DATA SHOWN
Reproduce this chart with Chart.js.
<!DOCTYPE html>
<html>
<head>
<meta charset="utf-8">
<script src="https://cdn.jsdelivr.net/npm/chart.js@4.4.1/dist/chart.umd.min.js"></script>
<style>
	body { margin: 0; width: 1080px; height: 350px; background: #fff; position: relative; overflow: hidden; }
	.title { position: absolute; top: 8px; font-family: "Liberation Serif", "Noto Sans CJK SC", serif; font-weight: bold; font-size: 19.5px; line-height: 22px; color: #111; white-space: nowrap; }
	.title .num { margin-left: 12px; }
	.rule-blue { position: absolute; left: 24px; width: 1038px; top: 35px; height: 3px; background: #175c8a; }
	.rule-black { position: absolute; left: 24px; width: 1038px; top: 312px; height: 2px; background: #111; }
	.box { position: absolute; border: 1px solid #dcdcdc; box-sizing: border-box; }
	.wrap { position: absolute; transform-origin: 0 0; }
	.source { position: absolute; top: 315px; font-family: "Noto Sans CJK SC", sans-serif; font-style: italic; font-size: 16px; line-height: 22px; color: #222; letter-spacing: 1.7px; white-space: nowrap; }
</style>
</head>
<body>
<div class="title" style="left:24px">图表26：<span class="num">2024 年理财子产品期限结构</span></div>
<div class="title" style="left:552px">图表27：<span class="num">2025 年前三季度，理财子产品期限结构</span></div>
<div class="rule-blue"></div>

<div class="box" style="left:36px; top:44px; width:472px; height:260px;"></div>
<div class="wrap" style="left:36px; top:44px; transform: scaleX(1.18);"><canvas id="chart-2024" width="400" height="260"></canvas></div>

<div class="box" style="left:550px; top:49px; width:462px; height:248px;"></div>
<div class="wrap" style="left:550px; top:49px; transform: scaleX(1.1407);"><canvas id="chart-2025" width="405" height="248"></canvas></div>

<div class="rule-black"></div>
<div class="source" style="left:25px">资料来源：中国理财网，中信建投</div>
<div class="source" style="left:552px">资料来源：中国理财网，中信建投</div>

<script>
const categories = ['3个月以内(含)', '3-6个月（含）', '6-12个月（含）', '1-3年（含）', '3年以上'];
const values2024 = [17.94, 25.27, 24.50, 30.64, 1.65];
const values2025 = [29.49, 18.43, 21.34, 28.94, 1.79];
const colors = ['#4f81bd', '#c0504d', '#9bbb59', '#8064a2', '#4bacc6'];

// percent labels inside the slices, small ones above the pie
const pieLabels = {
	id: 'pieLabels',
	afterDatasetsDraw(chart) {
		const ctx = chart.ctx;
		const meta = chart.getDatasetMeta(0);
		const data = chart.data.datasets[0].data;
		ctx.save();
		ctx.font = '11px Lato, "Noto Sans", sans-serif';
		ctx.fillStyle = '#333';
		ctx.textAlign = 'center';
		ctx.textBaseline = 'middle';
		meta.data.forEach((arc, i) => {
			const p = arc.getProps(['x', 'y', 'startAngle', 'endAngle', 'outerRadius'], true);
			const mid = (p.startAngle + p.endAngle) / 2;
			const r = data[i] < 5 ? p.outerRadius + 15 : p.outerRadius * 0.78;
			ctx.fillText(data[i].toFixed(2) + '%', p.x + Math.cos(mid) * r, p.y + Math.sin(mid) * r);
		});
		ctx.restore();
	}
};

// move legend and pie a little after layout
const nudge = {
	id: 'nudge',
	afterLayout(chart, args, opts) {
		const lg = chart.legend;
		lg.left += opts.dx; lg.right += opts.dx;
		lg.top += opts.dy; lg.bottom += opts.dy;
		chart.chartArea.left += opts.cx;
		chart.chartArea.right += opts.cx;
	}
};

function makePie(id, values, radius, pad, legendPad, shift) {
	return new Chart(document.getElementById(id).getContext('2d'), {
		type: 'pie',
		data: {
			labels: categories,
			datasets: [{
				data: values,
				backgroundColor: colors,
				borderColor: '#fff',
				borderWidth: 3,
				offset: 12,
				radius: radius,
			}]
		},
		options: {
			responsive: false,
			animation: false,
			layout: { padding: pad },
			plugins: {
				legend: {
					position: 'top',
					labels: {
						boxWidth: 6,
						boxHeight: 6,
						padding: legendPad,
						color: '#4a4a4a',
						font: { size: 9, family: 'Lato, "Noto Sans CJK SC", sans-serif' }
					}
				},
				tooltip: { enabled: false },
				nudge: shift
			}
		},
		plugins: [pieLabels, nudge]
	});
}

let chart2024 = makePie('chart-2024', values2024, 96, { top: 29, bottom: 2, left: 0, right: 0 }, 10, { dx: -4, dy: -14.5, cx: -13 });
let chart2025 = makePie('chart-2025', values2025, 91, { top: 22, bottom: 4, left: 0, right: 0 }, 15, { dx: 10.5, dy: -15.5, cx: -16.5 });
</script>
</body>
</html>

WRITTEN REQUEST
Repeat, word for word, the lines from the opening of the material through the line containing "['#4f81bd', '#c0504d', '#9bbb59', '#8064a2', '#4bacc6'];".

TASK RESPONSE
Reproduce this chart with Chart.js.
<!DOCTYPE html>
<html>
<head>
<meta charset="utf-8">
<script src="https://cdn.jsdelivr.net/npm/chart.js@4.4.1/dist/chart.umd.min.js"></script>
<style>
	body { margin: 0; width: 1080px; height: 350px; background: #fff; position: relative; overflow: hidden; }
	.title { position: absolute; top: 8px; font-family: "Liberation Serif", "Noto Sans CJK SC", serif; font-weight: bold; font-size: 19.5px; line-height: 22px; color: #111; white-space: nowrap; }
	.title .num { margin-left: 12px; }
	.rule-blue { position: absolute; left: 24px; width: 1038px; top: 35px; height: 3px; background: #175c8a; }
	.rule-black { position: absolute; left: 24px; width: 1038px; top: 312px; height: 2px; background: #111; }
	.box { position: absolute; border: 1px solid #dcdcdc; box-sizing: border-box; }
	.wrap { position: absolute; transform-origin: 0 0; }
	.source { position: absolute; top: 315px; font-family: "Noto Sans CJK SC", sans-serif; font-style: italic; font-size: 16px; line-height: 22px; color: #222; letter-spacing: 1.7px; white-space: nowrap; }
</style>
</head>
<body>
<div class="title" style="left:24px">图表26：<span class="num">2024 年理财子产品期限结构</span></div>
<div class="title" style="left:552px">图表27：<span class="num">2025 年前三季度，理财子产品期限结构</span></div>
<div class="rule-blue"></div>

<div class="box" style="left:36px; top:44px; width:472px; height:260px;"></div>
<div class="wrap" style="left:36px; top:44px; transform: scaleX(1.18);"><canvas id="chart-2024" width="400" height="260"></canvas></div>

<div class="box" style="left:550px; top:49px; width:462px; height:248px;"></div>
<div class="wrap" style="left:550px; top:49px; transform: scaleX(1.1407);"><canvas id="chart-2025" width="405" height="248"></canvas></div>

<div class="rule-black"></div>
<div class="source" style="left:25px">资料来源：中国理财网，中信建投</div>
<div class="source" style="left:552px">资料来源：中国理财网，中信建投</div>

<script>
const categories = ['3个月以内(含)', '3-6个月（含）', '6-12个月（含）', '1-3年（含）', '3年以上'];
const values2024 = [17.94, 25.27, 24.50, 30.64, 1.65];
const values2025 = [29.49, 18.43, 21.34, 28.94, 1.79];
const colors = ['#4f81bd', '#c0504d', '#9bbb59', '#8064a2', '#4bacc6'];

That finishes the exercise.